** Begin Dataset section **
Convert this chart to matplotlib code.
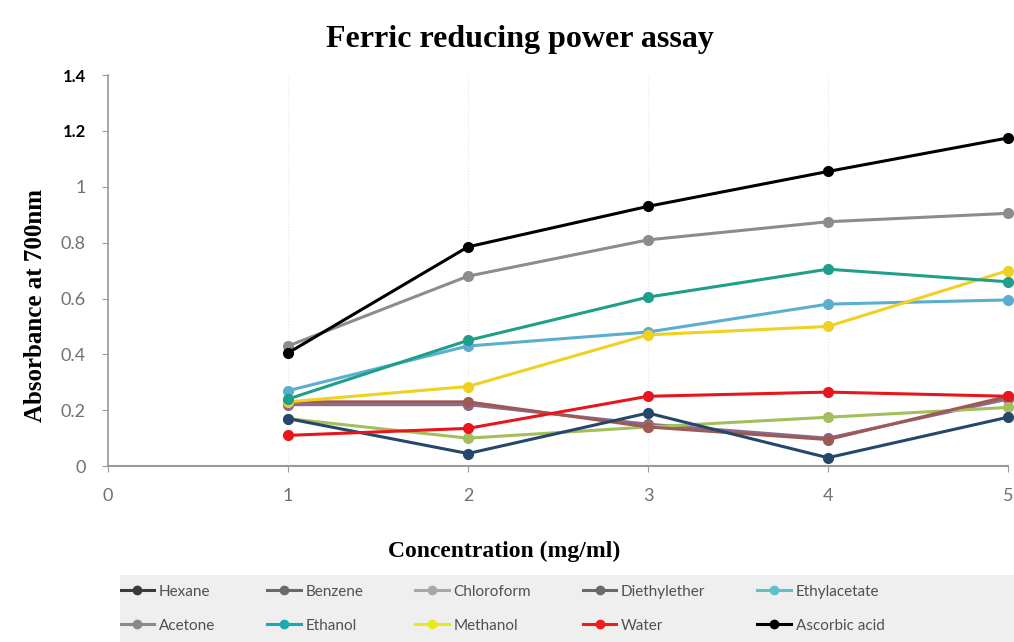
import matplotlib
matplotlib.use('agg')
import matplotlib.pyplot as plt
from matplotlib.lines import Line2D
from matplotlib.patches import Rectangle

conc = [1, 2, 3, 4, 5]

hexane = [0.17, 0.045, 0.19, 0.03, 0.175]
benzene = [0.23, 0.23, 0.14, 0.095, 0.25]
chloroform = [0.17, 0.10, 0.14, 0.175, 0.21]
diethylether = [0.22, 0.22, 0.15, 0.10, 0.24]
ethylacetate = [0.27, 0.43, 0.48, 0.58, 0.595]
acetone = [0.43, 0.68, 0.81, 0.875, 0.905]
ethanol = [0.24, 0.45, 0.605, 0.705, 0.66]
methanol = [0.23, 0.285, 0.47, 0.50, 0.70]
water = [0.11, 0.135, 0.25, 0.265, 0.25]
ascorbic = [0.405, 0.785, 0.93, 1.055, 1.175]

names = ['Hexane', 'Benzene', 'Chloroform', 'Diethylether', 'Ethylacetate',
         'Acetone', 'Ethanol', 'Methanol', 'Water', 'Ascorbic acid']
series = [hexane, benzene, chloroform, diethylether, ethylacetate,
          acetone, ethanol, methanol, water, ascorbic]

line_colors = ['#24476b', '#9e5a52', '#a3be5c', '#8a6a90', '#5aaed0',
               '#8c8c8c', '#1f9e8a', '#f0d020', '#e8161c', '#000000']
key_colors = ['#3a3a3a', '#6a6a6a', '#a8a8a8', '#6a6a6a', '#5fc0c8',
              '#8a8a8a', '#20a8b0', '#e8e820', '#ee1c1c', '#000000']

# drawing order: hidden ones first, reference compound on top
draw_order = [3, 2, 1, 0, 8, 4, 7, 6, 5, 9]

fig = plt.figure(figsize=(10.14, 6.42), dpi=100)
ax = fig.add_axes([0.1065, 0.274, 0.8875, 0.609])

for k, i in enumerate(draw_order):
    ax.plot(conc, series[i], color=line_colors[i], linewidth=2.2,
            marker='o', markersize=7, clip_on=False, zorder=3 + k * 0.1)

ax.set_xlim(0, 5)
ax.set_ylim(0, 1.4)
ax.set_xticks([0, 1, 2, 3, 4, 5])
ax.set_yticks([0, 0.2, 0.4, 0.6, 0.8, 1, 1.2, 1.4])
ax.set_yticklabels(['0', '0.2', '0.4', '0.6', '0.8', '1', '1.2', '1.4'])

for s in ['top', 'right']:
    ax.spines[s].set_visible(False)
ax.spines['left'].set_color('#9a9a9a')
ax.spines['bottom'].set_color('#9a9a9a')
ax.spines['left'].set_linewidth(1.2)
ax.spines['bottom'].set_linewidth(1.5)

ax.tick_params(axis='x', colors='#9a9a9a', labelcolor='#707070',
               labelsize=13, length=4, pad=12)
ax.tick_params(axis='y', colors='#9a9a9a', labelcolor='#707070',
               labelsize=13, length=4, pad=12)
for lab in ax.get_yticklabels()[-2:]:
    lab.set_color('black')
    lab.set_fontweight('bold')
    lab.set_fontsize(12)
for lab in ax.get_xticklabels() + ax.get_yticklabels():
    lab.set_family('Lato')

ax.grid(axis='x', color='#e6e6e6', linestyle=':', linewidth=0.8)

fig.text(0.513, 0.938, 'Ferric reducing power assay', ha='center', va='center',
         family='Liberation Serif', fontweight='bold', fontsize=23)
ax.set_xlabel('Concentration (mg/ml)', family='Liberation Serif',
              fontweight='bold', fontsize=17)
ax.xaxis.set_label_coords(0.44, -0.19)
ax.set_ylabel('Absorbance at 700nm', family='Liberation Serif',
              fontweight='bold', fontsize=18)
ax.yaxis.set_label_coords(-0.068, 0.41)

# grey band behind the legend
fig.patches.append(Rectangle((0.118, 0.0), 0.882, 0.105, transform=fig.transFigure,
                             facecolor='#efefef', edgecolor='none', zorder=0))

# legend filled row by row: 5 columns, 2 rows
handles = [Line2D([0], [0], color=key_colors[i], linewidth=2.2, marker='o',
                  markersize=6) for i in range(len(names))]
order = [0, 5, 1, 6, 2, 7, 3, 8, 4, 9]
leg = fig.legend([handles[i] for i in order], [names[i] for i in order],
                 loc='center left', bbox_to_anchor=(0.113, 0.052),
                 ncol=5, frameon=False,
                 handlelength=2.2, handletextpad=0.3, columnspacing=3.4,
                 labelspacing=1.3, borderaxespad=0.0,
                 prop={'family': 'Lato', 'size': 11})
for t in leg.get_texts():
    t.set_color('#505050')

fig.savefig('out.png', dpi=100)
plt.close(fig)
** End Dataset section **
## [Short problem]
Print out the material word for word, omitting the pictures.

## [Output of the task]
Convert this chart to matplotlib code.
import matplotlib
matplotlib.use('agg')
import matplotlib.pyplot as plt
from matplotlib.lines import Line2D
from matplotlib.patches import Rectangle

conc = [1, 2, 3, 4, 5]

hexane = [0.17, 0.045, 0.19, 0.03, 0.175]
benzene = [0.23, 0.23, 0.14, 0.095, 0.25]
chloroform = [0.17, 0.10, 0.14, 0.175, 0.21]
diethylether = [0.22, 0.22, 0.15, 0.10, 0.24]
ethylacetate = [0.27, 0.43, 0.48, 0.58, 0.595]
acetone = [0.43, 0.68, 0.81, 0.875, 0.905]
ethanol = [0.24, 0.45, 0.605, 0.705, 0.66]
methanol = [0.23, 0.285, 0.47, 0.50, 0.70]
water = [0.11, 0.135, 0.25, 0.265, 0.25]
ascorbic = [0.405, 0.785, 0.93, 1.055, 1.175]

names = ['Hexane', 'Benzene', 'Chloroform', 'Diethylether', 'Ethylacetate',
         'Acetone', 'Ethanol', 'Methanol', 'Water', 'Ascorbic acid']
series = [hexane, benzene, chloroform, diethylether, ethylacetate,
          acetone, ethanol, methanol, water, ascorbic]

line_colors = ['#24476b', '#9e5a52', '#a3be5c', '#8a6a90', '#5aaed0',
               '#8c8c8c', '#1f9e8a', '#f0d020', '#e8161c', '#000000']
key_colors = ['#3a3a3a', '#6a6a6a', '#a8a8a8', '#6a6a6a', '#5fc0c8',
              '#8a8a8a', '#20a8b0', '#e8e820', '#ee1c1c', '#000000']

# drawing order: hidden ones first, reference compound on top
draw_order = [3, 2, 1, 0, 8, 4, 7, 6, 5, 9]

fig = plt.figure(figsize=(10.14, 6.42), dpi=100)
ax = fig.add_axes([0.1065, 0.274, 0.8875, 0.609])

for k, i in enumerate(draw_order):
    ax.plot(conc, series[i], color=line_colors[i], linewidth=2.2,
            marker='o', markersize=7, clip_on=False, zorder=3 + k * 0.1)

ax.set_xlim(0, 5)
ax.set_ylim(0, 1.4)
ax.set_xticks([0, 1, 2, 3, 4, 5])
ax.set_yticks([0, 0.2, 0.4, 0.6, 0.8, 1, 1.2, 1.4])
ax.set_yticklabels(['0', '0.2', '0.4', '0.6', '0.8', '1', '1.2', '1.4'])

for s in ['top', 'right']:
    ax.spines[s].set_visible(False)
ax.spines['left'].set_color('#9a9a9a')
ax.spines['bottom'].set_color('#9a9a9a')
ax.spines['left'].set_linewidth(1.2)
ax.spines['bottom'].set_linewidth(1.5)

ax.tick_params(axis='x', colors='#9a9a9a', labelcolor='#707070',
               labelsize=13, length=4, pad=12)
ax.tick_params(axis='y', colors='#9a9a9a', labelcolor='#707070',
               labelsize=13, length=4, pad=12)
for lab in ax.get_yticklabels()[-2:]:
    lab.set_color('black')
    lab.set_fontweight('bold')
    lab.set_fontsize(12)
for lab in ax.get_xticklabels() + ax.get_yticklabels():
    lab.set_family('Lato')

ax.grid(axis='x', color='#e6e6e6', linestyle=':', linewidth=0.8)

fig.text(0.513, 0.938, 'Ferric reducing power assay', ha='center', va='center',
         family='Liberation Serif', fontweight='bold', fontsize=23)
ax.set_xlabel('Concentration (mg/ml)', family='Liberation Serif',
              fontweight='bold', fontsize=17)
ax.xaxis.set_label_coords(0.44, -0.19)
ax.set_ylabel('Absorbance at 700nm', family='Liberation Serif',
              fontweight='bold', fontsize=18)
ax.yaxis.set_label_coords(-0.068, 0.41)

# grey band behind the legend
fig.patches.append(Rectangle((0.118, 0.0), 0.882, 0.105, transform=fig.transFigure,
                             facecolor='#efefef', edgecolor='none', zorder=0))

# legend filled row by row: 5 columns, 2 rows
handles = [Line2D([0], [0], color=key_colors[i], linewidth=2.2, marker='o',
                  markersize=6) for i in range(len(names))]
order = [0, 5, 1, 6, 2, 7, 3, 8, 4, 9]
leg = fig.legend([handles[i] for i in order], [names[i] for i in order],
                 loc='center left', bbox_to_anchor=(0.113, 0.052),
                 ncol=5, frameon=False,
                 handlelength=2.2, handletextpad=0.3, columnspacing=3.4,
                 labelspacing=1.3, borderaxespad=0.0,
                 prop={'family': 'Lato', 'size': 11})
for t in leg.get_texts():
    t.set_color('#505050')

fig.savefig('out.png', dpi=100)
plt.close(fig)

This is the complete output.